In one type of system termed "Automatic Vehicle Location" (AVL), various systems are employed to determine the location of a vehicle for the purpose of monitoring the location of a fleet or to find a lost or stolen vehicle. The systems have utilized a number of methods, one of which is the radio location method. In the radio location method, a number of towers are disposed at predetermined locations around a city to allow communication with vehicles in their vicinity. The location method typically utilizes triangulation which requires a comparison of a received signal from the vehicle with respect to a time base to determine the time of arrival of the signal at the receiving antennas. Typically, these antennas have very high powered transmitters that are operable to turn on the transmitter in the vehicle from a remote location by transmitting a request for ID to the vehicle and that vehicle, having the corresponding ID, then transmitting back an answer. It is the receipt of this answer that allows the triangulation method to be facilitated. However, this type of system suffers from a number of disadvantages. First, only very few vehicles can be located in this manner and it is desired to determine the movements of large fleets of vehicles with this method. Second, they require a dedicated system, which requires a specific request for an ID and the assumption that the vehicle is within the vicinity of the transmitter. Therefore, any one locale would be limited to the number of transmitters and/or receivers that are disposed at that one locale. AVL Systems are described in Steven Ritter and Jan McCoy, "Automatic Vehicle Location--An Overview", IEEE Transactions on Vehicular Technology, Vol. VT-26, No. 1, February 1977, which is incorporated herein by reference.
In another type of system, conventional location systems such as Loran-C and GPS Systems are utilized which are satellite-based systems. These are very sophisticated systems and have been typically utilized by large fleet management systems. These systems are typically expensive, but provide for fairly accurate location of a vehicle in substantially real time. Of course, these systems require some type of satellite receiver and obtain their accuracy by relying upon the very solid time base that is provided by the satellite.

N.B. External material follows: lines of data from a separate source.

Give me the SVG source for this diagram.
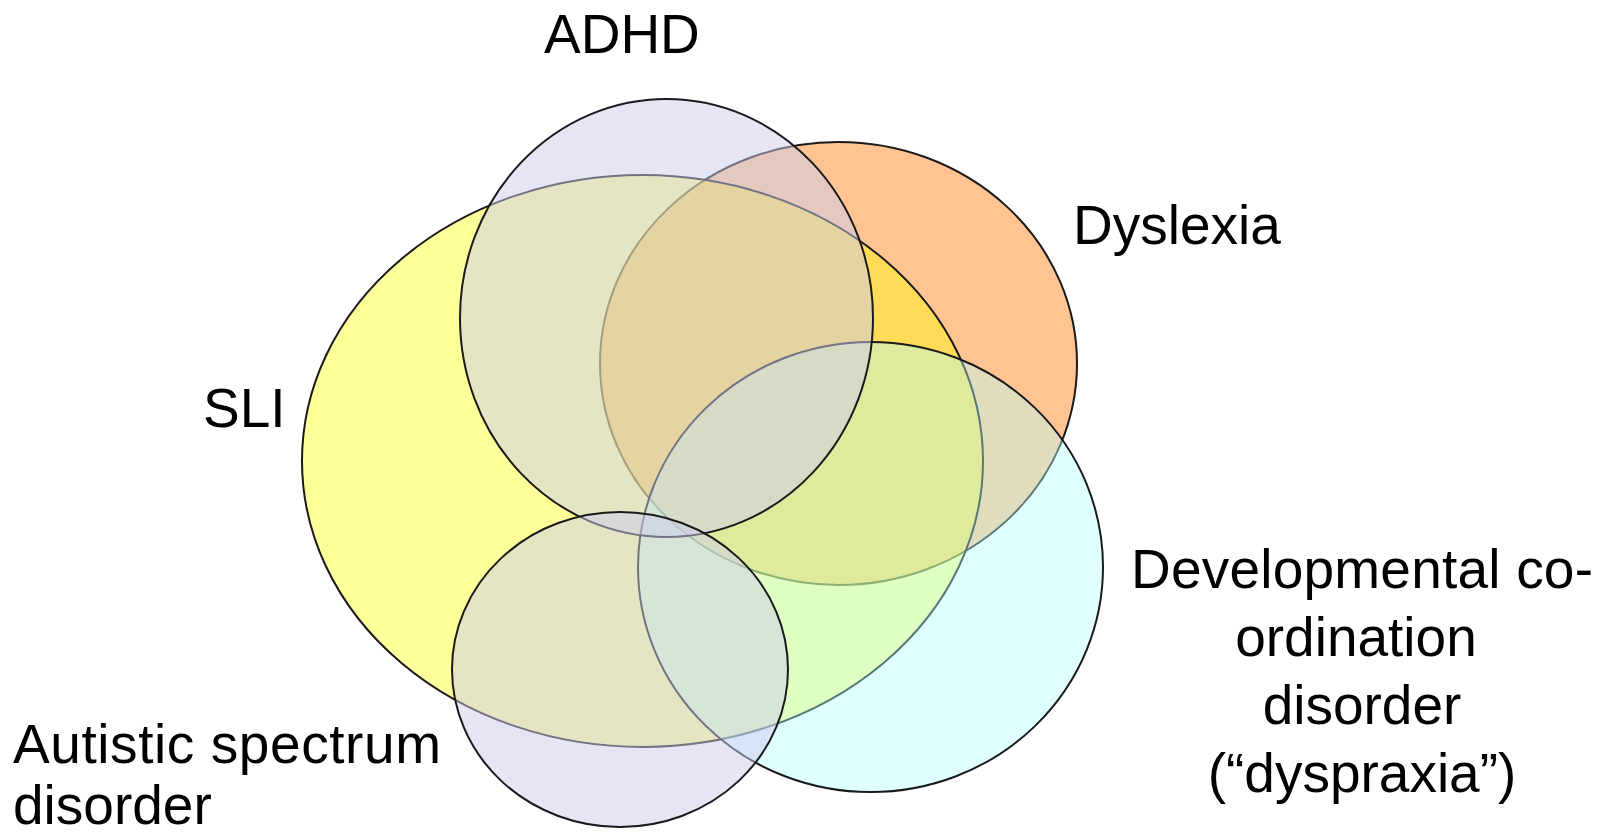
<svg xmlns="http://www.w3.org/2000/svg" width="1608" height="834" viewBox="0 0 1608 834">
<style>
.set{stroke:#1a1a1a;stroke-width:2}
.lbl{font-family:"Liberation Sans",Arial,sans-serif;font-size:55px;fill:#000}
.mid{text-anchor:middle}
</style>
<rect width="1608" height="834" fill="#ffffff"/>
<g id="dyslexia">
<ellipse class="set" cx="838.5" cy="363.5" rx="238.5" ry="221.5" fill="#FFC491"/>
<text class="lbl" x="1073" y="244">Dyslexia</text>
</g>
<g id="sli">
<ellipse class="set" cx="642.5" cy="461" rx="340.5" ry="286" fill="#FFFF00" fill-opacity="0.4"/>
<text class="lbl" x="203" y="427">SLI</text>
</g>
<g id="dyspraxia">
<ellipse class="set" cx="870.5" cy="567" rx="232.5" ry="225" fill="#B3FFFF" fill-opacity="0.41"/>
<text class="lbl mid" x="1362" y="588" textLength="462" lengthAdjust="spacing">Developmental co-</text>
<text class="lbl mid" x="1356" y="656">ordination</text>
<text class="lbl mid" x="1362" y="724">disorder</text>
<text class="lbl mid" x="1362" y="792">(“dyspraxia”)</text>
</g>
<g id="adhd">
<ellipse class="set" cx="666.5" cy="318" rx="206.5" ry="219" fill="#CCCCEE" fill-opacity="0.5"/>
<text class="lbl" x="544" y="53">ADHD</text>
</g>
<g id="autistic">
<ellipse class="set" cx="620" cy="669.5" rx="168" ry="157.5" fill="#CCCCEE" fill-opacity="0.5"/>
<text class="lbl" x="13" y="763" textLength="428" lengthAdjust="spacing">Autistic spectrum</text>
<text class="lbl" x="13" y="824">disorder</text>
</g>
</svg>
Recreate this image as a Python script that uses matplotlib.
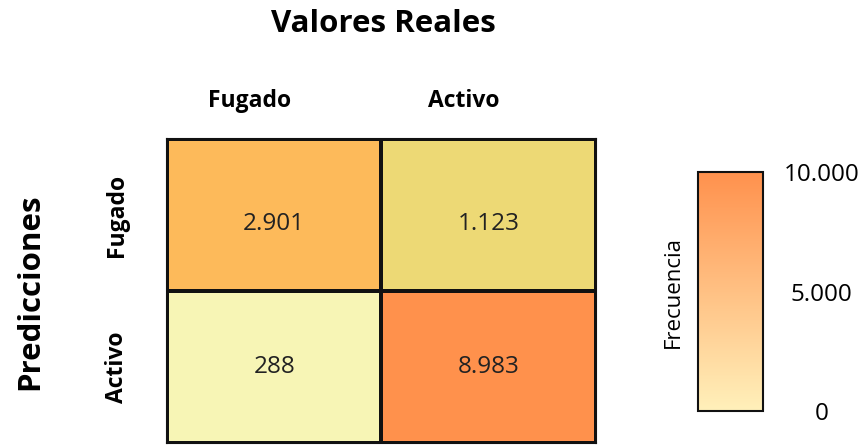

In another type of system, a person's location is determined by their proximity to a receiver, or their lack of proximity thereto. In health care units, transmitters are attached to an individual and when the individual leaves a pre-defined zone, a receiver fails to pick up the transmitted signal and sounds an alarm. This type of system is also utilized with house arrest programs for convicted felons that are not considered to be dangerous and are allowed to exist outside penal institutions. Other systems require the felons to check in at random times and to interface a coded bracelet with the receiver on the telephone to confirm that they are, in fact, the individual that has answered the phone. These sometimes can be combined with video systems.
Once the location of an individual or an object is determined, this information is then useful in controlling a paging system for selective delivery of messages. In some paging systems, the location of a paging receiver in a paging system is defined in a database for one of a plurality of hubs. In this manner, throughput can be increased by transmitting different messages simultaneously to two different hubs and two different defined sets of users. Of course, this assumes that a paging receiver resides in the hub having the ID of the pager in its database. However, one problem in the past has been the mobility of the paging receivers which allows an individual to travel between various hubs. The only way to update the database at present is for the user to call in to a central station and have the paging terminal database updated with the new location. This, of course, needs to be done on a central level.